The pedagogy behind this lies on three central tenants – chunking, inquiry-based learning, safe self-remediation. Material can be broken down into bites manageable by our 8 minute attention spans. Students can explore information as they develop questions. And, students capable of monitoring their understanding can interact with the material more to be sure they do understand it without revealing to their peers that they needed a little extra help.

Teachers: not so savvy with Rich Media. Of course, this will change over time. Online services are popping up to get this show on the road. Of the services available, I recommend Omnisio to make interactive media out of your PowerPoints and Apture to make it out of your texts. These are basic start points to get you on the road to interactive media.

Omnisio allows you to chunk a video with slides and allows both the author and users to make comment bubbles on the fly. Your video, in addition to supporting the jumping from one slide to another, will now become an interactive discussion.

Apture allows hyperlinks in online text to become an interactive, inquiry-based learning object. Links pop up embedded content, from simple text to rich media in itself. Students browsing your articles or blog can jump from perusal to in depth understanding just by following the click trail.

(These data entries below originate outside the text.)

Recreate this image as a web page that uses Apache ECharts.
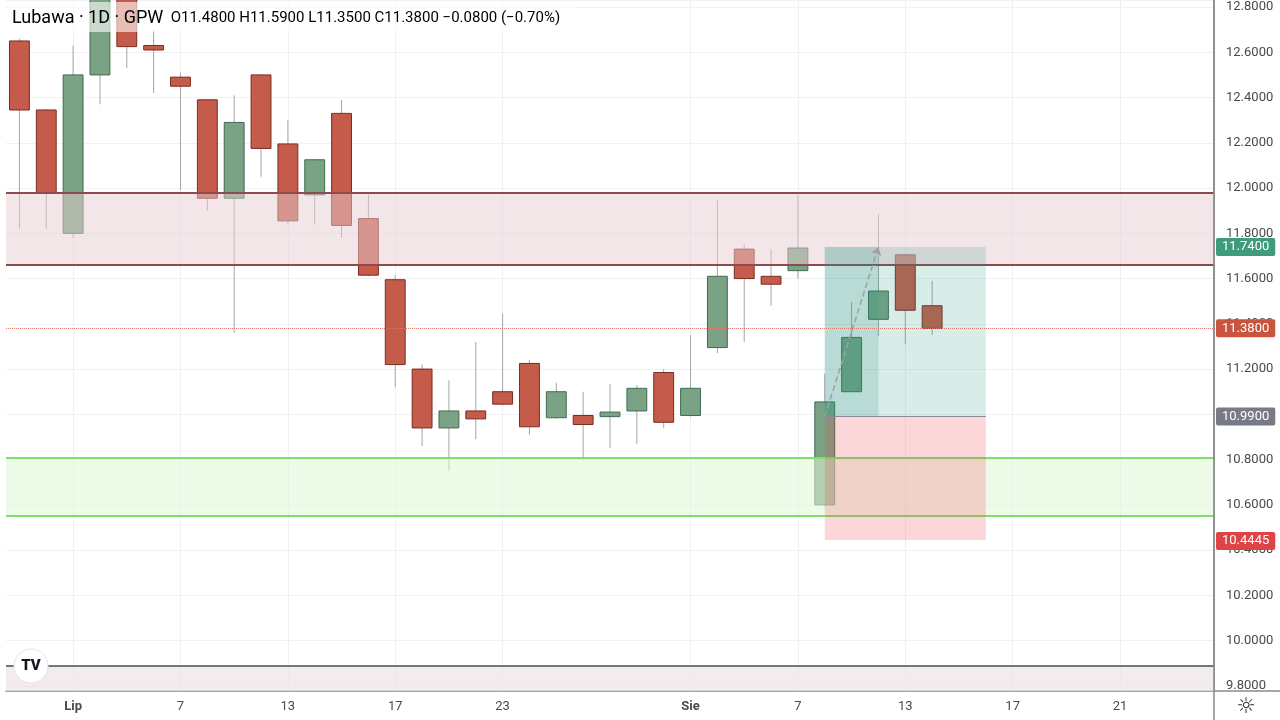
<!DOCTYPE html>
<html>
<head>
<meta charset="utf-8">
<title>Lubawa 1D GPW</title>
<script src="https://cdn.jsdelivr.net/npm/echarts@6/dist/echarts.min.js"></script>
<style>
    html, body { margin: 0; padding: 0; background: #fff; }
    #chart { width: 1280px; height: 720px; }
</style>
</head>
<body>
<div id="chart"></div>
<script>
// sesje (2020) + kilka dni w przyszłość po prawej stronie
const days = [
    '06-29', '06-30', '07-01', '07-02', '07-03', '07-06', '07-07', '07-08', '07-09', '07-10',
    '07-13', '07-14', '07-15', '07-16', '07-17', '07-20', '07-21', '07-22', '07-23', '07-24',
    '07-27', '07-28', '07-29', '07-30', '07-31', '08-03', '08-04', '08-05', '08-06', '08-07',
    '08-10', '08-11', '08-12', '08-13', '08-14',
    '08-15', '08-16', '08-17', '08-18', '08-19', '08-20', '08-21', '08-22', '08-23', '08-24'
];
const tickDays = {
    '07-01': 'Lip', '07-07': '7', '07-13': '13', '07-17': '17', '07-23': '23',
    '08-03': 'Sie', '08-07': '7', '08-13': '13', '08-17': '17', '08-21': '21'
};
const monthTicks = ['Lip', 'Sie'];

const opens = [12.65, 12.345, 11.80, 12.50, 12.92, 12.63, 12.49, 12.39, 11.955, 12.50,
    12.195, 11.97, 12.33, 11.865, 11.595, 11.20, 10.94, 11.015, 11.10, 11.225,
    10.985, 10.995, 10.99, 11.015, 11.185, 10.995, 11.295, 11.73, 11.61, 11.635,
    10.60, 11.10, 11.42, 11.705, 11.48];
const closes = [12.345, 11.98, 12.50, 12.90, 12.625, 12.61, 12.45, 11.955, 12.29, 12.175,
    11.855, 12.125, 11.835, 11.615, 11.22, 10.94, 11.015, 10.98, 11.045, 10.945,
    11.10, 10.955, 11.01, 11.115, 10.965, 11.115, 11.61, 11.60, 11.575, 11.735,
    11.055, 11.34, 11.545, 11.46, 11.38];
const lows = [11.82, 11.82, 11.78, 12.37, 12.53, 12.42, 11.99, 11.90, 11.36, 12.05,
    11.84, 11.84, 11.78, 11.61, 11.12, 10.86, 10.75, 10.89, 11.04, 10.91,
    10.98, 10.80, 10.85, 10.87, 10.94, 10.99, 11.27, 11.32, 11.48, 11.60,
    10.595, 11.10, 11.345, 11.31, 11.35];
const highs = [12.66, 12.35, 12.63, 12.95, 12.97, 12.70, 12.51, 12.39, 12.41, 12.50,
    12.30, 12.125, 12.39, 11.97, 11.615, 11.22, 11.15, 11.32, 11.445, 11.24,
    11.14, 11.10, 11.135, 11.13, 11.20, 11.35, 11.945, 11.75, 11.73, 11.97,
    11.18, 11.495, 11.885, 11.71, 11.59];

// strefy narysowane na wykresie
const resistanceZone = [11.659, 11.979];
const supportZone = [10.549, 10.808];
const baseLine = 9.888;

// pozycja długa
const posStart = '08-10';
const posHit = '08-12';
const posEnd = '08-16';
const entry = 10.99;
const target = 11.74;
const stop = 10.4445;

const yMin = 9.7775;
const yMax = 12.831;

const GREEN = '#7aa386', GREEN_B = '#3f6b4f';
const RED = '#c55c4b', RED_B = '#7a2a22';

let candleRows = opens.map((o, i) => [i, o, closes[i], lows[i], highs[i]]);

function renderCandle (params, api) {
    let i = api.value(0);
    let o = api.value(1), c = api.value(2), l = api.value(3), h = api.value(4);
    let pTop = api.coord([i, Math.max(o, c)]);
    let pBot = api.coord([i, Math.min(o, c)]);
    let pH = api.coord([i, h]);
    let pL = api.coord([i, l]);
    let w = api.size([1, 0])[0] * 0.74;
    let up = c >= o;
    return {
        type: 'group',
        children: [{
            type: 'line',
            shape: { x1: pH[0], y1: pH[1], x2: pL[0], y2: pL[1] },
            style: { stroke: '#a6a6a6', lineWidth: 1 }
        }, {
            type: 'rect',
            shape: { x: pTop[0] - w / 2, y: pTop[1], width: w, height: Math.max(pBot[1] - pTop[1], 2) },
            style: { fill: up ? GREEN : RED, stroke: up ? GREEN_B : RED_B, lineWidth: 1 }
        }]
    };
}

let last = closes.length - 1;
let chg = closes[last] - closes[last - 1];
let chgPct = chg / closes[last - 1] * 100;
function signed (v, d) {
    return (v < 0 ? '\u2212' : '+') + Math.abs(v).toFixed(d);
}

let myChart = echarts.init(document.getElementById('chart'));

let badge = (value, bg, line) => ({
    yAxis: value,
    lineStyle: line || { color: 'transparent', width: 0 },
    label: {
        show: true, position: 'end', distance: 2, formatter: value.toFixed(4),
        color: '#fff', backgroundColor: bg, padding: [3, 6, 2, 6], borderRadius: 2,
        fontSize: 13, fontFamily: 'Roboto'
    }
});

let options = {
    animation: false,
    backgroundColor: '#fff',
    grid: { left: 6, right: 66, top: 0, bottom: 29 },
    xAxis: {
        type: 'category',
        data: days,
        boundaryGap: true,
        axisLine: { lineStyle: { color: '#8a8a8a', width: 1.5 } },
        axisTick: { show: false },
        splitLine: { show: false },
        axisLabel: {
            interval: (i, v) => v in tickDays,
            margin: 9,
            color: '#4a4a4a',
            fontSize: 13,
            fontFamily: 'Roboto',
            formatter: v => monthTicks.indexOf(tickDays[v]) >= 0 ? '{b|' + tickDays[v] + '}' : tickDays[v],
            rich: { b: { fontWeight: 'bold', color: '#4a4a4a', fontSize: 13, fontFamily: 'Roboto' } }
        }
    },
    yAxis: {
        type: 'value',
        position: 'right',
        min: yMin,
        max: yMax,
        scale: true,
        splitNumber: 15,
        minInterval: 0.2,
        maxInterval: 0.2,
        axisLine: { show: true, lineStyle: { color: '#8a8a8a', width: 1.5 } },
        axisTick: { show: false },
        splitLine: { lineStyle: { color: '#eff1f6' } },
        axisLabel: {
            margin: 12,
            color: '#4a4a4a',
            fontSize: 13,
            fontFamily: 'Roboto',
            formatter: v => Math.abs(v * 5 - Math.round(v * 5)) < 1e-6 ? v.toFixed(4) : ''
        }
    },
    series: [{
        // pionowe linie siatki przy etykietach dat
        type: 'line',
        data: [],
        z: 1,
        silent: true,
        markLine: {
            silent: true,
            z: 1,
            symbol: 'none',
            label: { show: false },
            lineStyle: { color: '#eef0f5', width: 1, type: 'solid' },
            data: Object.keys(tickDays).map(d => ({ xAxis: d }))
        }
    }, {
        type: 'custom',
        name: 'Lubawa',
        renderItem: renderCandle,
        data: candleRows,
        encode: { x: 0, y: [1, 2, 3, 4] },
        clip: true,
        z: 2
    }, {
        // strefy oporu / wsparcia (nad świecami, półprzezroczyste)
        type: 'line',
        data: [],
        z: 3,
        silent: true,
        markArea: {
            silent: true,
            z: 10,
            data: [
                [{ yAxis: resistanceZone[0], itemStyle: { color: 'rgba(232,205,210,0.5)' } }, { yAxis: resistanceZone[1] }],
                [{ yAxis: supportZone[0], itemStyle: { color: 'rgba(225,248,215,0.55)' } }, { yAxis: supportZone[1] }],
                [{ yAxis: yMin, itemStyle: { color: 'rgba(238,228,230,0.7)' } }, { yAxis: baseLine }]
            ]
        },
        markLine: {
            silent: true,
            z: 11,
            symbol: 'none',
            label: { show: false },
            data: [
                { yAxis: resistanceZone[0], lineStyle: { color: '#8e4a4f', width: 2, type: 'solid' } },
                { yAxis: resistanceZone[1], lineStyle: { color: '#8e4a4f', width: 2, type: 'solid' } },
                { yAxis: supportZone[0], lineStyle: { color: '#7ee06a', width: 2, type: 'solid' } },
                { yAxis: supportZone[1], lineStyle: { color: '#7ee06a', width: 2, type: 'solid' } },
                { yAxis: baseLine, lineStyle: { color: '#767676', width: 2, type: 'solid' } }
            ]
        }
    }, {
        // narzędzie pozycji długiej
        type: 'line',
        data: [],
        z: 4,
        silent: true,
        markArea: {
            silent: true,
            z: 12,
            data: [
                [{ coord: [posStart, entry], itemStyle: { color: 'rgba(40,150,125,0.18)' } }, { coord: [posEnd, target] }],
                [{ coord: [posStart, entry], itemStyle: { color: 'rgba(40,150,125,0.18)' } }, { coord: [posHit, target] }],
                [{ coord: [posStart, stop], itemStyle: { color: 'rgba(242,54,69,0.2)' } }, { coord: [posEnd, entry] }]
            ]
        },
        markLine: {
            silent: true,
            z: 13,
            symbol: 'none',
            label: { show: false },
            data: [
                [{ coord: [posStart, entry], lineStyle: { color: '#8a8d96', width: 1, type: 'solid' } }, { coord: [posEnd, entry] }],
                [{ coord: [posStart, entry], symbol: 'none', lineStyle: { color: '#a0a0a0', width: 1.5, type: 'dashed' } },
                 { coord: [posHit, target], symbol: 'arrow', symbolSize: 8 }]
            ]
        }
    }, {
        // znaczniki cen na osi
        type: 'line',
        data: [],
        z: 6,
        silent: true,
        markLine: {
            silent: true,
            z: 14,
            symbol: 'none',
            data: [
                badge(target, '#3e9b7d'),
                badge(closes[last], '#c9553f', { color: '#d77a6a', width: 1, type: 'dotted' }),
                badge(entry, '#787b86'),
                badge(stop, '#de4348')
            ]
        }
    }],
    graphic: [{
        type: 'rect',
        z: 100,
        shape: { x: 6, y: 2, width: 570, height: 30 },
        style: { fill: 'rgba(255,255,255,0.6)' }
    }, {
        type: 'text',
        z: 101,
        x: 12, y: 18,
        style: {
            text: '{n|Lubawa \u00b7 1D \u00b7 GPW}  ' +
                '{k|O}{v|' + opens[last].toFixed(4) + '} ' +
                '{k|H}{v|' + highs[last].toFixed(4) + '} ' +
                '{k|L}{v|' + lows[last].toFixed(4) + '} ' +
                '{k|C}{v|' + closes[last].toFixed(4) + '} ' +
                '{v|' + signed(chg, 4) + ' (' + signed(chgPct, 2) + '%)}',
            verticalAlign: 'middle',
            fontFamily: 'Roboto',
            fontSize: 15,
            rich: {
                n: { fontSize: 18, color: '#50535e', fontFamily: 'Roboto' },
                k: { fontSize: 15, color: '#50535e', fontFamily: 'Roboto' },
                v: { fontSize: 15, color: '#7a3a33', fontFamily: 'Roboto' }
            }
        }
    }, {
        type: 'line',
        z: 100,
        shape: { x1: 1214, y1: 691, x2: 1280, y2: 691 },
        style: { stroke: '#8a8a8a', lineWidth: 1.5 }
    }, {
        type: 'line',
        z: 100,
        shape: { x1: 1214, y1: 0, x2: 1214, y2: 720 },
        style: { stroke: '#8a8a8a', lineWidth: 1.5 }
    }, {
        type: 'circle',
        z: 100,
        shape: { cx: 31, cy: 666, r: 17 },
        style: { fill: '#fff', stroke: '#e3e5ea', lineWidth: 1 }
    }, {
        type: 'text',
        z: 101,
        x: 31, y: 666,
        style: {
            text: 'TV', align: 'center', verticalAlign: 'middle',
            fontSize: 15, fontWeight: 900, fontFamily: 'Roboto', fill: '#131722'
        }
    }, {
        type: 'text',
        z: 101,
        x: 1246, y: 707,
        style: {
            text: '\u263c', align: 'center', verticalAlign: 'middle',
            fontSize: 22, fontFamily: 'DejaVu Sans', fill: '#2a2e39'
        }
    }]
};

myChart.setOption(options);
</script>
</body>
</html>
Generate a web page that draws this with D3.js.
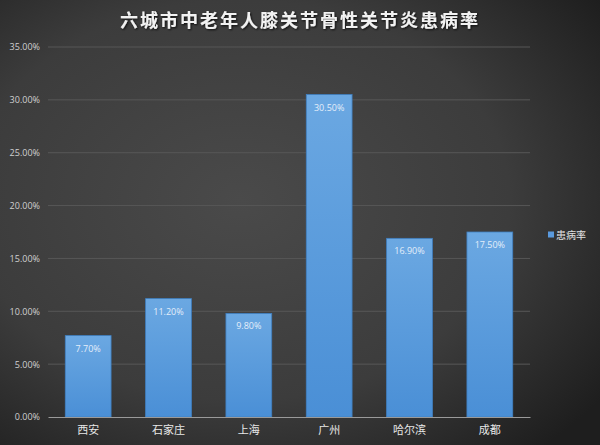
<!DOCTYPE html>
<html><head><meta charset="utf-8">
<script src="https://cdn.jsdelivr.net/npm/d3@7/dist/d3.min.js"></script>
<style>html,body{margin:0;padding:0;background:#333;}svg{display:block;}</style>
</head><body>
<svg id="c" width="600" height="445"></svg>
<script>
const title = "六城市中老年人膝关节骨性关节炎患病率";
const categories = ["西安","石家庄","上海","广州","哈尔滨","成都"];
const values = [7.7, 11.2, 9.8, 30.5, 16.9, 17.5];
const yTicks = [0,5,10,15,20,25,30,35];
const seriesName = "患病率";

const svg = d3.select("#c");
const W = 600, H = 445;
const m = {left:48, right:70, top:47, bottom:28};
const defs = svg.append("defs");
const bg = defs.append("radialGradient").attr("id","bg").attr("cx","40%").attr("cy","45%").attr("r","75%");
bg.append("stop").attr("offset","0%").attr("stop-color","#4a4a4a");
bg.append("stop").attr("offset","60%").attr("stop-color","#3c3c3c");
bg.append("stop").attr("offset","100%").attr("stop-color","#1e1e1e");
const bar = defs.append("linearGradient").attr("id","bar").attr("x1",0).attr("y1",0).attr("x2",0).attr("y2",1);
bar.append("stop").attr("offset","0%").attr("stop-color","#6ba8e2");
bar.append("stop").attr("offset","100%").attr("stop-color","#4a8fd6");
const sh = defs.append("filter").attr("id","sh");
sh.append("feDropShadow").attr("dx",1).attr("dy",1).attr("stdDeviation",0.8).attr("flood-color","#000").attr("flood-opacity",0.8);

svg.append("rect").attr("width",W).attr("height",H).attr("fill","url(#bg)");

const x = d3.scaleBand().domain(categories).range([48,530]).paddingInner(0.43).paddingOuter(0.215);
const y = d3.scaleLinear().domain([0,35]).range([417,47]);

// gridlines
svg.append("g").selectAll("line").data(yTicks.filter(d=>d>0)).join("line")
  .attr("x1",48).attr("x2",530).attr("y1",d=>y(d)).attr("y2",d=>y(d))
  .attr("stroke","#575757").attr("stroke-width",1);

// y axis labels
const yAxis = d3.axisLeft(y).tickValues(yTicks).tickFormat(d=>d.toFixed(2)+"%").tickSize(0).tickPadding(8);
const ya = svg.append("g").attr("transform","translate(48,0)").call(yAxis);
ya.select(".domain").remove();
ya.selectAll("text").attr("fill","#d0d0d0").attr("font-size",9).attr("font-family","Open Sans, sans-serif");

// bars
svg.append("g").selectAll("rect").data(values).join("rect")
  .attr("x",(d,i)=>x(categories[i])).attr("width",x.bandwidth())
  .attr("y",d=>y(d)).attr("height",d=>y(0)-y(d))
  .attr("fill","url(#bar)").attr("stroke","#3f7fc0").attr("stroke-width",0.8);

// value labels
svg.append("g").selectAll("text").data(values).join("text")
  .attr("x",(d,i)=>x(categories[i])+x.bandwidth()/2).attr("y",d=>y(d)+16)
  .attr("text-anchor","middle").attr("fill","#e4eefa").attr("font-size",9)
  .attr("font-family","Open Sans, sans-serif").text(d=>d.toFixed(2)+"%");

// x axis
const xAxis = d3.axisBottom(x).tickSize(0).tickPadding(9);
const xa = svg.append("g").attr("transform","translate(0,417)").call(xAxis);
xa.select(".domain").attr("stroke","#9a9a9a").attr("stroke-width",1.2);
xa.selectAll("text").attr("fill","#e8e8e8").attr("font-size",11).attr("font-family","Noto Sans CJK SC, sans-serif");

// title
svg.append("text").attr("x",300).attr("y",27).attr("text-anchor","middle")
  .attr("fill","#f2f2f2").attr("font-size",18).attr("font-weight","bold").attr("letter-spacing",2)
  .attr("font-family","Noto Sans CJK SC, sans-serif").attr("filter","url(#sh)").text(title);

// legend
const lg = svg.append("g").attr("transform","translate(548,235)");
lg.append("rect").attr("x",0).attr("y",-3.5).attr("width",6).attr("height",6).attr("fill","#5a9ade");
lg.append("text").attr("x",8).attr("y",0).attr("dy","0.35em").attr("fill","#e0e0e0").attr("font-size",10)
  .attr("font-family","Noto Sans CJK SC, sans-serif").text(seriesName);
</script>
</body></html>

In general, there is a scale of interactivity and the simple ability to fast forward, rewind, speed up and slow down is a huge advantage to the static continuum of information delivery in the classroom. Of course, technology can also offer more sophisticated ways to monitor understanding and get richer and more interactive. But if I was trying to set you off on a path to building a Massively Multiplayer Onling Role Playing Game you’d probably not start.